Dr Cort observed that:
"It is remarkable that on
the heels of our visit, during the course of which we
highlighted the desire of Antigua to amicably work together
with the United States Government in ensuring the safe
delivery of these services to consumers in America,
the Congress should choose to further protect their
remote domestic industry at the cost of countries such
as Antigua and Barbuda, where these services are highly
regulated."
While expanding domestic opportunities
for legal gaming, the US legislation effectively bans
all international and inter-state online gaming, by
making it illegal for banks and credit card firms to
make payments to such internet operations. The provisions
were tacked by Senate Majority Leader, Bill Frist (R-Tenn)
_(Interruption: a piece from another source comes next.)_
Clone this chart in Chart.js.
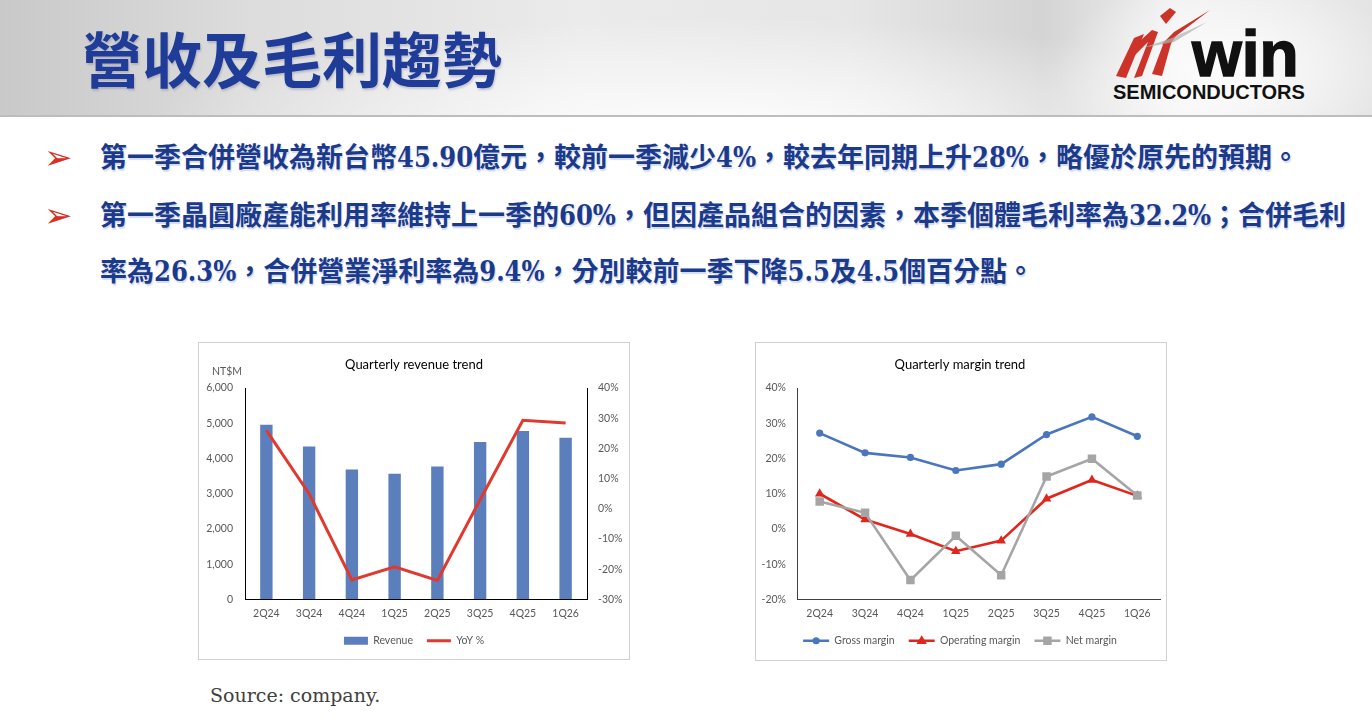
<!DOCTYPE html>
<html lang="zh-Hant">
<head>
<meta charset="utf-8">
<title>營收及毛利趨勢</title>
<script src="https://cdn.jsdelivr.net/npm/chart.js"></script>
<style>
  html, body { margin: 0; padding: 0; }
  body {
    width: 1372px; height: 726px; position: relative; overflow: hidden;
    background: #fff; font-family: "Noto Sans CJK TC", sans-serif;
  }
  .header {
    position: absolute; left: 0; top: 0; width: 1372px; height: 115px;
    background:
      radial-gradient(ellipse 760px 150px at 720px 130px, rgba(255,255,255,0.95), rgba(255,255,255,0) 75%),
      radial-gradient(ellipse 220px 120px at 1230px 70px, rgba(255,255,255,0.9), rgba(255,255,255,0) 80%),
      linear-gradient(90deg, #c9c9c9 0%, #dcdcdc 18%, #ebebeb 42%, #e6e6e6 62%, #d4d4d4 76%, #f1f1f1 86%, #e4e4e4 100%);
    border-bottom: 2px solid #bdbdbd;
  }
  .title {
    position: absolute; left: 82px; top: 21px; font-size: 60px; line-height: 72px;
    font-weight: 700; color: #1e3c98; white-space: nowrap;
    text-shadow: 1px 2px 2px rgba(80, 80, 120, 0.25);
  }
  .logo-win {
    position: absolute; left: 1192px; top: 22px; font-family: "Liberation Sans", sans-serif;
    font-weight: 700; font-size: 64px; line-height: 64px; color: #111;
    -webkit-text-stroke: 1.5px #111;
  }
  .logo-sub {
    position: absolute; left: 1113px; top: 81px; font-family: "Liberation Sans", sans-serif;
    font-weight: 700; font-size: 20px; line-height: 22px; color: #111; white-space: nowrap;
  }
  .swoosh { position: absolute; left: 1112px; top: 4px; }
  .bullet {
    position: absolute; left: 44px; font-family: "DejaVu Sans", sans-serif;
    font-size: 34px; line-height: 36px; color: #d9301f;
  }
  .line {
    position: absolute; left: 100px;
    font-family: "DejaVu Serif Condensed", "DejaVu Serif", "Noto Sans CJK TC", serif;
    font-weight: 700; font-size: 27px; line-height: 36px; color: #1b3a8c; white-space: nowrap;
    text-shadow: 1px 2px 1px rgba(110, 135, 200, 0.3);
  }
  .line .cjk { font-family: "Noto Sans CJK TC", sans-serif; }
  .box { position: absolute; border: 1px solid #d0d0d0; background: #fff; }
  .box canvas { display: block; }
  .unit {
    position: absolute; left: 212px; top: 365px; font-family: Lato, "Liberation Sans", sans-serif;
    font-size: 10.5px; color: #595959;
  }
  .source {
    position: absolute; left: 210px; top: 682px; font-family: "DejaVu Serif", serif;
    font-size: 19px; line-height: 26px; color: #404040;
  }
</style>
</head>
<body>
<div class="header">
  <div class="title">營收及毛利趨勢</div>
  <svg class="swoosh" width="100" height="80" viewBox="0 0 100 80">
    <path d="M4 72 L22 34 L32 30 L14 74 Z" fill="#cc3329"/>
    <path d="M18 46 L40 26 L46 28 L30 72 L22 74 L36 38 L22 52 Z" fill="#cc3329"/>
    <path d="M40 70 L52 38 L60 36 L50 72 Z" fill="#cc3329"/>
    <path d="M50 40 L62 28 L98 6 L64 32 L56 44 Z" fill="#cc3329"/>
    <path d="M30 44 L60 34 L95 18 L62 38 Z" fill="#b0b0b0" opacity="0.7"/>
    <path d="M48 12 L58 4 L64 8 L54 20 Z" fill="#cc3329"/>
  </svg>
  <div class="logo-win">win</div>
  <div class="logo-sub">SEMICONDUCTORS</div>
</div>

<div class="bullet" style="top:139px">➢</div>
<div class="line" style="top:140px">第一季合併營收為新台幣45.90億元，較前一季減少4%，較去年同期上升28%，略優於原先的預期。</div>
<div class="bullet" style="top:197px">➢</div>
<div class="line" style="top:198px">第一季晶圓廠產能利用率維持上一季的60%，但因產品組合的因素，本季個體毛利率為32.2%；合併毛利</div>
<div class="line" style="top:254px">率為26.3%，合併營業淨利率為9.4%，分別較前一季下降5.5及4.5個百分點。</div>

<div class="box" style="left:198px; top:342px; width:430px; height:316px;">
  <canvas id="revenue" width="430" height="316"></canvas>
</div>
<div class="unit">NT$M</div>

<div class="box" style="left:755px; top:342px; width:410px; height:317px;">
  <canvas id="margin" width="410" height="317"></canvas>
</div>

<div class="source">Source: company.</div>

<script>
// DATA

const quarters = ['2Q24', '3Q24', '4Q24', '1Q25', '2Q25', '3Q25', '4Q25', '1Q26'];
const revenue = [4960, 4340, 3690, 3570, 3770, 4470, 4780, 4590];
const revenueYoY = [26.0, 5.0, -23.5, -19.2, -23.7, 3.0, 29.3, 28.4];

const grossMargin = [27.2, 21.6, 20.3, 16.6, 18.4, 26.8, 31.8, 26.3];
const operatingMargin = [10.0, 2.7, -1.4, -6.3, -3.3, 8.6, 13.9, 9.4];
const netMargin = [7.8, 4.6, -14.5, -1.9, -13.1, 14.9, 19.9, 9.5];

const revenueTicks = [0, 1000, 2000, 3000, 4000, 5000, 6000];
const yoyTicks = [-30, -20, -10, 0, 10, 20, 30, 40];
const marginTicks = [-20, -10, 0, 10, 20, 30, 40];

// SHARED

Chart.defaults.font.family = 'Lato, "Liberation Sans", sans-serif';
Chart.defaults.font.size = 10.5;
Chart.defaults.color = '#595959';
Chart.defaults.animation = false;
Chart.defaults.responsive = false;

const tickFont = { size: 10.5 };

function byIndex(chart) {
  const items = Chart.defaults.plugins.legend.labels.generateLabels(chart);
  items.sort((a, b) => a.datasetIndex - b.datasetIndex);
  items.forEach(item => {
    const ds = chart.data.datasets[item.datasetIndex];
    if (ds.type === 'bar') {
      item.pointStyle = 'rect';
      item.lineWidth = 0;
      item.fillStyle = ds.backgroundColor;
    } else {
      item.pointStyle = 'line';
      item.lineWidth = ds.borderWidth;
      item.strokeStyle = ds.borderColor;
    }
    item.rotation = 0;
  });
  return items;
}

function drawMarker(ctx, style, r, x, y) {
  ctx.beginPath();
  if (style === 'circle') {
    ctx.arc(x, y, r, 0, Math.PI * 2);
  } else if (style === 'triangle') {
    ctx.moveTo(x, y - r);
    ctx.lineTo(x + r * 0.95, y + r * 0.6);
    ctx.lineTo(x - r * 0.95, y + r * 0.6);
    ctx.closePath();
  } else {
    const s = r * Math.SQRT1_2;
    ctx.rect(x - s, y - s, s * 2, s * 2);
  }
  ctx.fill();
}

// draws the marker in the middle of each legend line
const legendMarkers = {
  id: 'legendMarkers',
  afterDraw(chart) {
    const legend = chart.legend;
    if (!legend || !legend.legendHitBoxes) return;
    const ctx = chart.ctx;
    const w = legend.options.labels.pointStyleWidth;
    legend.legendItems.forEach((item, i) => {
      const ds = chart.data.datasets[item.datasetIndex];
      const box = legend.legendHitBoxes[i];
      ctx.save();
      ctx.fillStyle = ds.pointBackgroundColor;
      drawMarker(ctx, ds.pointStyle, ds.pointRadius, box.left + w / 2, box.top + box.height / 2);
      ctx.restore();
    });
  }
};

// REVENUE

new Chart(document.getElementById('revenue'), {
  data: {
    labels: quarters,
    datasets: [{
      type: 'bar',
      label: 'Revenue',
      data: revenue,
      backgroundColor: '#5b7fbc',
      categoryPercentage: 1,
      barPercentage: 0.29,
      yAxisID: 'y',
      order: 1
    }, {
      type: 'line',
      label: 'YoY %',
      data: revenueYoY,
      borderColor: '#e03a2f',
      backgroundColor: '#e03a2f',
      borderWidth: 3,
      pointRadius: 0,
      tension: 0,
      yAxisID: 'y1',
      order: 0
    }]
  },
  options: {
    layout: { padding: { top: 0, left: 0, right: 0, bottom: 3 } },
    plugins: {
      title: {
        display: true,
        text: 'Quarterly revenue trend',
        color: '#000',
        font: { size: 13, weight: 'normal' },
        padding: { top: 14, bottom: 15.4 }
      },
      legend: {
        position: 'bottom',
        labels: {
          usePointStyle: true,
          pointStyleWidth: 24,
          boxHeight: 8,
          padding: 14,
          color: '#595959',
          font: { size: 10.5 },
          generateLabels: byIndex
        }
      },
      tooltip: { enabled: false }
    },
    scales: {
      x: {
        offset: true,
        grid: { display: true, drawOnChartArea: false, drawTicks: false },
        border: { display: true, color: '#000', width: 1 },
        ticks: { font: tickFont, padding: 8, maxRotation: 0 },
        afterFit(scale) { scale.height = 22; }
      },
      y: {
        position: 'left',
        min: revenueTicks[0],
        max: revenueTicks[revenueTicks.length - 1],
        grid: { display: true, drawOnChartArea: false, drawTicks: false },
        border: { display: true, color: '#000', width: 1 },
        ticks: {
          stepSize: 1000,
          font: tickFont,
          padding: 12,
          callback: v => v.toLocaleString('en-US')
        },
        afterFit(scale) { scale.width = 46; }
      },
      y1: {
        position: 'right',
        min: yoyTicks[0],
        max: yoyTicks[yoyTicks.length - 1],
        grid: { display: true, drawOnChartArea: false, drawTicks: false },
        border: { display: true, color: '#000', width: 1 },
        ticks: {
          stepSize: 10,
          font: tickFont,
          padding: 11,
          callback: v => v + '%'
        },
        afterFit(scale) { scale.width = 42; }
      }
    }
  }
});

// MARGIN

new Chart(document.getElementById('margin'), {
  type: 'line',
  data: {
    labels: quarters,
    datasets: [{
      label: 'Gross margin',
      data: grossMargin,
      borderColor: '#4a76bd',
      backgroundColor: '#4a76bd',
      pointBackgroundColor: '#4a76bd',
      pointBorderWidth: 0,
      pointStyle: 'circle',
      pointRadius: 3.6,
      borderWidth: 2.6,
      tension: 0,
      order: 2
    }, {
      label: 'Operating margin',
      data: operatingMargin,
      borderColor: '#e0271d',
      backgroundColor: '#e0271d',
      pointBackgroundColor: '#e0271d',
      pointBorderWidth: 0,
      pointStyle: 'triangle',
      pointRadius: 5.5,
      borderWidth: 2.6,
      tension: 0,
      order: 1
    }, {
      label: 'Net margin',
      data: netMargin,
      borderColor: '#a5a5a5',
      backgroundColor: '#a5a5a5',
      pointBackgroundColor: '#a5a5a5',
      pointBorderWidth: 0,
      pointStyle: 'rect',
      pointRadius: 6,
      borderWidth: 2.6,
      tension: 0,
      order: 0
    }]
  },
  options: {
    layout: { padding: { top: 0, left: 0, right: 2, bottom: 4 } },
    plugins: {
      title: {
        display: true,
        text: 'Quarterly margin trend',
        color: '#000',
        font: { size: 13, weight: 'normal' },
        padding: { top: 14, bottom: 15.4 }
      },
      legend: {
        position: 'bottom',
        labels: {
          usePointStyle: true,
          pointStyleWidth: 26,
          boxHeight: 8,
          padding: 14,
          color: '#595959',
          font: { size: 10.5 },
          generateLabels: byIndex
        }
      },
      tooltip: { enabled: false }
    },
    scales: {
      x: {
        offset: true,
        grid: { display: true, drawOnChartArea: false, drawTicks: false },
        border: { display: true, color: '#404040', width: 1 },
        ticks: { font: tickFont, padding: 8, maxRotation: 0 },
        afterFit(scale) { scale.height = 22; }
      },
      y: {
        min: marginTicks[0],
        max: marginTicks[marginTicks.length - 1],
        grid: { display: true, drawOnChartArea: false, drawTicks: false },
        border: { display: true, color: '#404040', width: 1 },
        ticks: {
          stepSize: 10,
          font: tickFont,
          padding: 11,
          callback: v => v + '%'
        },
        afterFit(scale) { scale.width = 41; }
      }
    }
  },
  plugins: [legendMarkers]
});
</script>
</body>
</html>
onto an unrelated bill on port security.
Gaming
licences
Internet
gaming facilities are deemed to be financial institutions
under the law. They are regulated by the financial regulator,
IFSRA and are subject to the following rules:
- A 3% tax is payable by operators on their net win;
- Operators are entitled to deduct software licensing or software
development costs from the above, capped at no more
than 40% of the net win;
- Operators are entitled to deduct charge backs on credit cards
for a period up to 18 months after the original charge
was made;
- Operators are entitled to a maximum cap of US$50,000 per month
on taxes
- Gaming Licence fees are US$75,000 (EC$202,500) per annum;
- Wagering Licence fees are US$50,000 (EC$135,000) per annum.
In
view of the uncertainty clouding the internet gaming
sector, a close eye must be kept on Antigua & Barbuda's
future progress.
However,
in summary, the county at present remains a favourable
environment for the high-net-worth expat
or investor with a light tax burden, a well-regulated
offshore sector allowing the establishment of tax-efficient
IBCs or trusts, a banking
system that conforms to international standards, and
relative political and economic stability.